The family had been lodging with the Goldenhirsch couple, in their house for over five months and it was not easy especially for Mrs. Goldenhirsch. One could not find a flat or room in Petah-Tikva which was loaded with refugees. There were several thousand refugees there and they were pestered by the Turks who also nagged the residents with all sort of Draconian bans and daily interdictions. As if this was not bad enough the colony committee issued an explicit instruction saying that those who were not landowners of the colony must leave it immediately.

My aunt Leah, so as to ease the overcrowding at the Goldenhirsch’s house went to live with some distant relatives at Zichron-Yaakov. One day she showed-up in Petah-Tikva, afraid and trembling with fear and told how the Kaimakam (the Governor of Nazareth) at the head of the Turkish Army arrived at Zichron-Yaakov to look for Jewish spies and how they jailed Yoseph Lishansky and his friends (who were members of the Nili spy-ring) and how with unbelievable cruelty they tortured to death Sarah Aharonson and her father Fishl Aharonson. As soon as my aunt Minna heard it she demanded my uncle Boris to leave Petah-Tikva and move to Damascus, the soonest possible.

Jacques (Yaakov) Mushly, son of Mushly the Jaffa watchmaker, who was very friendly with grandfather and was the Chief-Engineer of the Turkish railway network in the middle-east sent my uncle Boris, my aunt Minna and their two daughters: Tsilah and Dora in his special personal waggon which was always at his disposition, to Damascus. With them they took a certain quantity of merchandise from the shop in Jaffa and made their living in Damascus by selling it piecemeal.

The situation in Petah-Tikva became so difficult that not long after they left, my grandfather asked them, with Mushly’s help, to come to Petah-Tikva for a consultation regarding the future steps that needed to be taken for the security of the entire family. My uncle did indeed return from Damascus and decided with grandfather that the whole family should be transferred to Damascus until the situation calms down. My uncle did not stay on but returned immediately to Damascus.

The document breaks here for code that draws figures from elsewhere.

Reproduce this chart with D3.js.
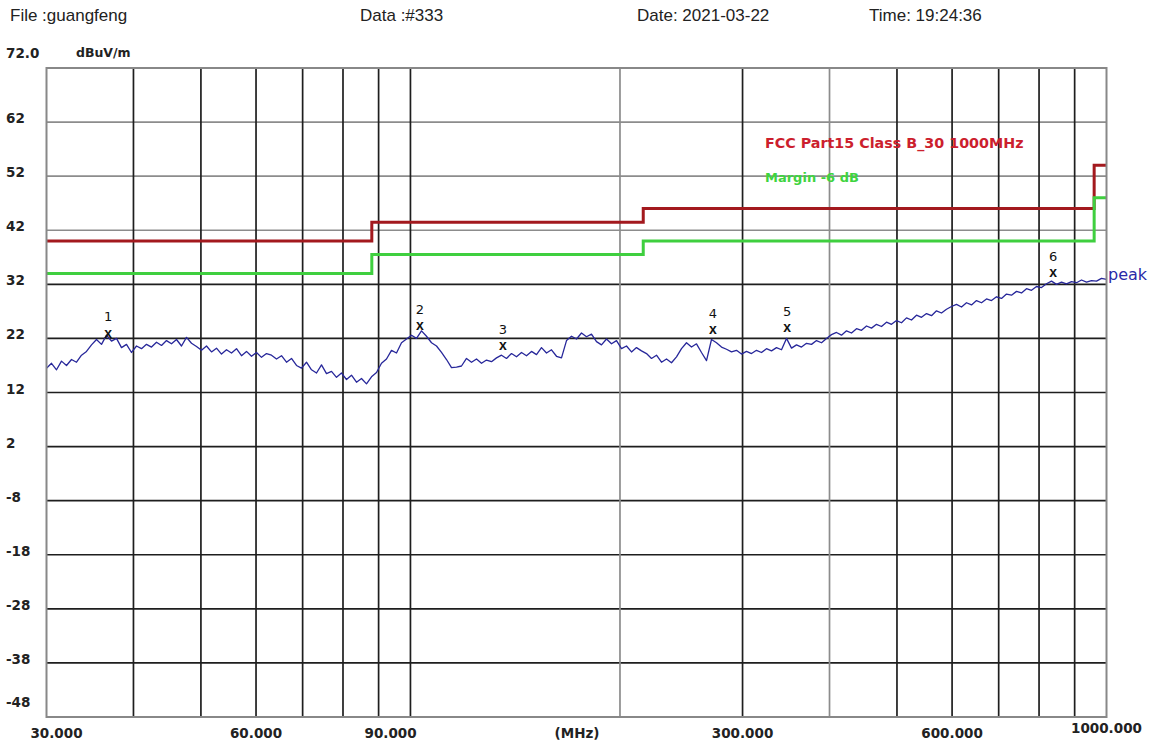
<!DOCTYPE html>
<html>
<head>
<meta charset="utf-8">
<script src="https://cdn.jsdelivr.net/npm/d3@7"></script>
<style>
  html, body { margin: 0; padding: 0; background: #ffffff; }
  svg { display: block; }
</style>
</head>
<body>
<svg id="chart" width="1153" height="747"></svg>
<script>
// ---------------- DATA ----------------
const headerTexts = ["File :guangfeng", "Data :#333", "Date: 2021-03-22", "Time: 19:24:36"];

const yTickValues = [72, 62, 52, 42, 32, 22, 12, 2, -8, -18, -28, -38, -48];
const yTickLabels = ["72.0", "62", "52", "42", "32", "22", "12", "2", "-8", "-18", "-28", "-38", "-48"];

const xTickValues = [30, 60, 90, 300, 600, 1000];
const xTickLabels = ["30.000", "60.000", "90.000", "300.000", "600.000", "1000.000"];
const xGridValues = [40, 50, 60, 70, 80, 90, 100, 200, 300, 400, 500, 600, 700, 800, 900];

// FCC Part 15 Class B limit (step edges in MHz) and margin line
const limitFreq = [30, 88, 216, 960, 1000];
const limitLevel = [40, 43.5, 46, 54, 54];
const marginLevel = [34, 37.5, 40, 48, 48];

// Peak trace: sweep 30..1000 MHz, values in dBuV/m
const sweepStart = 30, sweepStop = 1000;
const peakValues = [
  16.5, 17.4, 16.2, 17.8, 17.0, 18.1, 17.6, 18.9, 19.6, 20.8,
  21.8, 20.9, 22.6, 21.5, 22.0, 20.3, 20.9, 19.4, 20.6, 20.1,
  20.9, 20.4, 21.3, 20.7, 21.6, 21.0, 21.8, 20.6, 22.2, 21.1,
  20.5, 19.8, 20.6, 19.5, 20.2, 19.1, 19.9, 19.3, 20.1, 18.8,
  19.6, 18.7, 19.4, 18.5, 19.2, 18.9, 18.2, 18.8, 17.6, 18.3,
  17.0, 16.5, 17.6, 16.2, 15.6, 17.1, 15.5, 15.9, 14.8, 15.6,
  14.4, 15.2, 13.9, 14.6, 13.6, 14.9, 15.7, 17.4, 18.2, 19.8,
  19.3, 21.2, 21.9, 22.6, 22.0, 23.4, 22.4, 21.2, 20.6, 19.4,
  18.1, 16.6, 16.7, 16.9, 18.3, 17.6, 18.2, 17.4, 18.0, 17.7,
  18.4, 18.9, 18.3, 19.2, 18.6, 19.4, 18.8, 19.6, 19.0, 20.3,
  19.3, 19.9, 18.7, 18.4, 21.6, 22.4, 21.9, 23.0, 22.3, 22.8,
  21.4, 20.8, 21.9, 21.0, 21.6, 20.1, 20.6, 19.5, 20.3, 19.7,
  19.2, 18.3, 18.9, 17.6, 18.2, 17.5, 18.6, 20.1, 21.2, 20.4,
  21.0, 19.4, 17.9, 21.8, 21.2, 20.4, 20.0, 19.5, 19.8, 19.1,
  19.6, 19.2, 19.8, 19.4, 20.1, 19.7, 20.3, 19.9, 22.0, 20.2,
  20.8, 20.4, 21.1, 20.9, 21.6, 21.2, 22.0, 22.7, 23.1, 22.6,
  23.4, 23.0, 23.8, 23.5, 24.3, 23.9, 24.6, 24.2, 25.0, 24.6,
  25.3, 24.9, 25.8, 25.4, 26.3, 25.9, 26.6, 26.2, 27.1, 26.7,
  27.4, 27.9, 28.3, 27.8, 28.6, 28.2, 29.0, 28.6, 29.3, 29.0,
  29.7, 29.4, 30.2, 30.0, 30.7, 30.4, 31.2, 30.9, 31.6, 31.4,
  32.1, 32.6, 32.0, 32.4, 32.1, 32.5, 32.3, 32.8, 32.4, 32.7,
  32.6, 33.1, 32.9
];

// Markers
const markerLabels = ["1", "2", "3", "4", "5", "6"];
const markerFreq = [36.8, 103.2, 135.8, 272.0, 347.7, 838.0];
const markerLevel = [23.0, 24.3, 20.6, 23.6, 24.0, 34.1];

const legendTexts = ["FCC Part15 Class B_30 1000MHz", "Margin -6 dB"];
const traceName = "peak";

// ---------------- DRAW ----------------
const svg = d3.select("#chart");
svg.append("rect").attr("width", 1153).attr("height", 747).attr("fill", "#ffffff");

const x = d3.scaleLog().domain([30, 1000]).range([46.5, 1106.5]);
const y = d3.scaleLinear().domain([-48, 72]).range([717, 68]);

const headFont = "'Liberation Sans', Arial, sans-serif";
const boldFont = "'DejaVu Sans', sans-serif";

// header
const headerX = [10, 360, 637, 869];
svg.selectAll("text.hdr").data(headerTexts).join("text")
  .attr("class", "hdr")
  .attr("x", (d, i) => headerX[i]).attr("y", 21)
  .attr("font-family", headFont).attr("font-size", 17).attr("fill", "#222")
  .text(d => d);

// grid
const grid = svg.append("g");
const lightH = new Set([62, 52, 42]);
const lightV = new Set([200, 400]);
grid.selectAll("line.h").data(yTickValues.filter(v => v < 72 && v > -48)).join("line")
  .attr("x1", x(30)).attr("x2", x(1000))
  .attr("y1", d => y(d)).attr("y2", d => y(d))
  .attr("stroke", d => lightH.has(d) ? "#8c8c8c" : "#1e1e1e")
  .attr("stroke-width", 1.7);
grid.selectAll("line.v").data(xGridValues).join("line")
  .attr("y1", y(72)).attr("y2", y(-48))
  .attr("x1", d => x(d)).attr("x2", d => x(d))
  .attr("stroke", d => lightV.has(d) ? "#8c8c8c" : "#1e1e1e")
  .attr("stroke-width", 1.7);

// limit and margin lines
const stepLine = d3.line().x(d => x(d[0])).y(d => y(d[1])).curve(d3.curveStepAfter);
svg.append("path")
  .attr("d", stepLine(limitFreq.map((f, i) => [f, limitLevel[i]])))
  .attr("fill", "none").attr("stroke", "#a3191e").attr("stroke-width", 3);
svg.append("path")
  .attr("d", stepLine(limitFreq.map((f, i) => [f, marginLevel[i]])))
  .attr("fill", "none").attr("stroke", "#3fcf3f").attr("stroke-width", 3);

// trace
const N = peakValues.length;
const traceData = peakValues.map((v, i) => [sweepStart * Math.pow(sweepStop / sweepStart, i / (N - 1)), v]);
svg.append("path")
  .attr("d", d3.line().x(d => x(d[0])).y(d => y(d[1]))(traceData))
  .attr("fill", "none").attr("stroke", "#27279a").attr("stroke-width", 1.3)
  .attr("stroke-linejoin", "round");

// frame
svg.append("rect")
  .attr("x", x(30)).attr("y", y(72))
  .attr("width", x(1000) - x(30)).attr("height", y(-48) - y(72))
  .attr("fill", "none").attr("stroke", "#888").attr("stroke-width", 2);

// markers
const mk = svg.append("g");
mk.selectAll("text.mx").data(markerFreq).join("text")
  .attr("x", d => x(d)).attr("y", (d, i) => y(markerLevel[i]) + 4.5)
  .attr("text-anchor", "middle")
  .attr("font-family", headFont).attr("font-weight", "bold").attr("font-size", 14).attr("fill", "#111")
  .text("x");
mk.selectAll("text.mn").data(markerFreq).join("text")
  .attr("x", d => x(d)).attr("y", (d, i) => y(markerLevel[i]) - 12)
  .attr("text-anchor", "middle")
  .attr("font-family", boldFont).attr("font-size", 13).attr("fill", "#111")
  .text((d, i) => markerLabels[i]);

// y tick labels
svg.selectAll("text.yl").data(yTickValues).join("text")
  .attr("x", 6)
  .attr("y", (d, i) => y(d) + (i === 0 ? -10 : i === yTickValues.length - 1 ? -10 : 1))
  .attr("font-family", boldFont).attr("font-weight", "bold").attr("font-size", 13.5).attr("fill", "#222")
  .text((d, i) => yTickLabels[i]);
svg.append("text").attr("x", 76).attr("y", 57)
  .attr("font-family", boldFont).attr("font-weight", "bold").attr("font-size", 12.5).attr("fill", "#222")
  .text("dBuV/m");

// x tick labels
svg.selectAll("text.xl").data(xTickValues).join("text")
  .attr("x", (d, i) => x(d) + (i === 0 ? 10 : i === 2 ? 12 : 0))
  .attr("y", (d, i) => i === xTickValues.length - 1 ? 733 : 738)
  .attr("text-anchor", "middle")
  .attr("font-family", boldFont).attr("font-weight", "bold").attr("font-size", 13.5).attr("fill", "#222")
  .text((d, i) => xTickLabels[i]);
svg.append("text").attr("x", 577).attr("y", 738).attr("text-anchor", "middle")
  .attr("font-family", boldFont).attr("font-weight", "bold").attr("font-size", 13.5).attr("fill", "#222")
  .text("(MHz)");

// legend
svg.append("text").attr("x", 765).attr("y", 148)
  .attr("font-family", boldFont).attr("font-weight", "bold").attr("font-size", 14.3).attr("fill", "#cc1f2e")
  .text(legendTexts[0]);
svg.append("text").attr("x", 765).attr("y", 182)
  .attr("font-family", boldFont).attr("font-weight", "bold").attr("font-size", 13).attr("fill", "#3fd43f")
  .text(legendTexts[1]);

// trace name
svg.append("text").attr("x", 1108).attr("y", 280)
  .attr("font-family", boldFont).attr("font-size", 16).attr("fill", "#2a2aa8")
  .text(traceName);
</script>
</body>
</html>
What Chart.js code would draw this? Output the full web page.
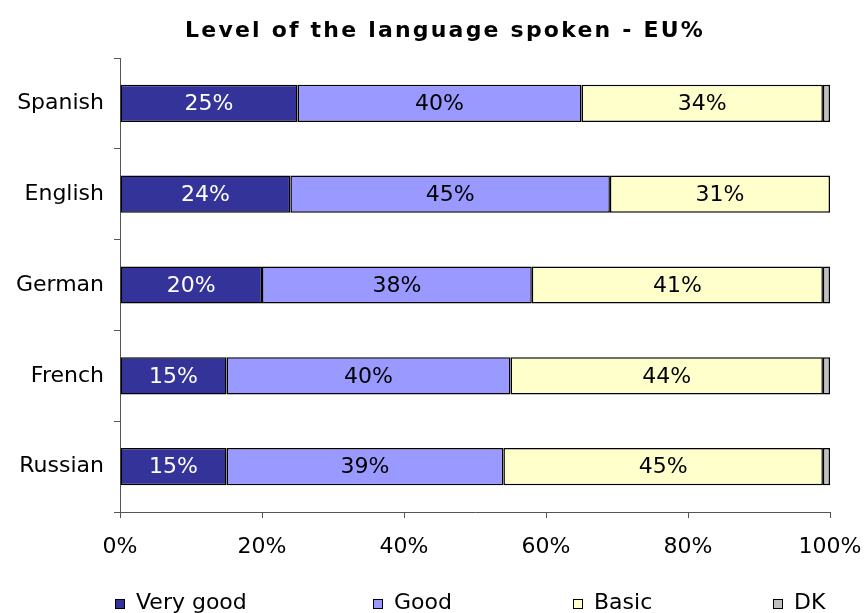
<!DOCTYPE html>
<html>
<head>
<meta charset="utf-8">
<script src="https://cdn.jsdelivr.net/npm/chart.js@4/dist/chart.umd.min.js"></script>
<style>
  html, body { margin: 0; padding: 0; background: #fff; overflow: hidden; }
  #wrap { position: relative; width: 865px; height: 613px; overflow: hidden; }
  #title {
    position: absolute; left: 0; top: 18px; width: 890px; text-align: center;
    font-family: "DejaVu Sans", Verdana, sans-serif; font-weight: bold;
    font-size: 22px; line-height: 24px; letter-spacing: 2.2px; color: #000;
  }
  #legend .item {
    position: absolute; top: 589px; display: flex; align-items: center; white-space: nowrap;
    font-family: "DejaVu Sans", Verdana, sans-serif; font-size: 22px; line-height: 26px; color: #000;
  }
  #legend .box {
    display: inline-block; width: 8px; height: 8px; margin-top: 3px;
    border: 1.5px solid #000; margin-right: 11px;
  }
</style>
</head>
<body>
<div id="wrap">
  <canvas id="chart" width="865" height="613"></canvas>
  <div id="title">Level of the language spoken - EU%</div>
  <div id="legend"></div>
</div>
<script>
// data
const languages = ["Spanish", "English", "German", "French", "Russian"];
const veryGood = [25, 24, 20, 15, 15];
const good = [40, 45, 38, 40, 39];
const basic = [34, 31, 41, 44, 45];
const dk = [1, 0, 1, 1, 1];
const seriesNames = ["Very good", "Good", "Basic", "DK"];
const seriesColors = ["#333399", "#9999FF", "#FFFFCC", "#C0C0C0"];
const labelColors = ["#FFFFFF", "#000000", "#000000", null];
const xTicks = [0, 20, 40, 60, 80, 100];
const legendLeft = [115, 373, 573, 773];

const font = '"DejaVu Sans", Verdana, sans-serif';

// writes the percentage in the middle of each segment
const segmentLabels = {
    id: "segmentLabels",
    afterDatasetsDraw(chart) {
        const ctx = chart.ctx;
        ctx.save();
        ctx.font = "22px " + font;
        ctx.textAlign = "center";
        ctx.textBaseline = "middle";
        chart.data.datasets.forEach((ds, i) => {
            if (!labelColors[i]) return;
            const meta = chart.getDatasetMeta(i);
            meta.data.forEach((bar, j) => {
                const v = ds.data[j];
                if (!v) return;
                ctx.fillStyle = labelColors[i];
                ctx.fillText(v + "%", (bar.x + bar.base) / 2, bar.y + 1);
            });
        });
        ctx.restore();
    }
};

const allSeries = [veryGood, good, basic, dk];

const chart = new Chart(document.getElementById("chart"), {
    type: "bar",
    data: {
        labels: languages,
        datasets: allSeries.map((d, i) => ({
            label: seriesNames[i],
            data: d,
            backgroundColor: seriesColors[i],
            borderColor: "#000",
            borderWidth: 1.5,
            borderSkipped: false,
            barPercentage: 1,
            categoryPercentage: 0.41
        }))
    },
    options: {
        indexAxis: "y",
        responsive: false,
        animation: false,
        layout: { padding: { left: 0, right: 35, top: 58, bottom: 0 } },
        plugins: {
            legend: { display: false },
            tooltip: { enabled: false },
            title: { display: false }
        },
        scales: {
            x: {
                stacked: true,
                min: 0, max: 100,
                afterBuildTicks: (scale) => { scale.ticks = xTicks.map(v => ({ value: v })); },
                afterFit: (scale) => {
                    scale.height = 101;
                    scale.paddingLeft = 0;
                    scale.paddingRight = 0;
                },
                ticks: {
                    callback: v => v + "%",
                    color: "#000",
                    padding: 16,
                    maxRotation: 0,
                    font: { family: font, size: 22 }
                },
                grid: { drawOnChartArea: false, tickLength: 6, color: "#555", tickColor: "#555" },
                border: { color: "#555", width: 1 }
            },
            y: {
                stacked: true,
                afterFit: (scale) => { scale.width = 120; },
                ticks: {
                    color: "#000",
                    padding: 10,
                    font: { family: font, size: 22 }
                },
                grid: { drawOnChartArea: false, offset: true, tickLength: 6, color: "#555", tickColor: "#555" },
                border: { color: "#555", width: 1 }
            }
        }
    },
    plugins: [segmentLabels]
});

// legend below the chart
const legendEl = document.getElementById("legend");
seriesNames.forEach((name, i) => {
    const item = document.createElement("span");
    item.className = "item";
    item.style.left = legendLeft[i] + "px";
    const box = document.createElement("span");
    box.className = "box";
    box.style.background = seriesColors[i];
    item.appendChild(box);
    item.appendChild(document.createTextNode(name));
    legendEl.appendChild(item);
});
</script>
</body>
</html>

The nearest railway station was at Ras-El- Ein (Rosh-Haayin today) and this is where the whole family waited, in the open field, for 4 days and nights until at midnight of the fourth day the train finally arrived (this was the famous Hejaz train). They had to load their luggage and other effects by themselves. Finally they all boarded the train with empty stomachs and were so tired that they all fell asleep. Grandfather was stricken with dysentery and yet he remained standing throughout the whole voyage since not one seat was left vacant. This is how they arrived at Tzemach station. They were kept at Tzemach for 24 hours because the line to Damascus was blocked by a train which was derailed. On November 6, 1917 they finally arrived at Damascus. 10 days later the British conquered Jaffa.

When they arrived in Damascus grandfather was too weak to take care of the luggage and other effects. He was the only man there, the others were women and children. Totally exhausted my grandfather remained, with the rest of the family, to sleep near the train-station, in the mud. Next day my uncle Boris became very worried for he heard that the train had arrived one day ago and the family was gone. He went to the train-station and found them in a hell of a state. For this courageous man, for this strong and proud man, my grandfather Moritz Schönberg, this was a degrading and despairing day. They were finally transferred to the city with the merchandise which they brought with them. About half of the merchandise was sold immediately wholesale and for the rest they started looking for a shop. They finally found a shop and living quarters in a remote corner of the city.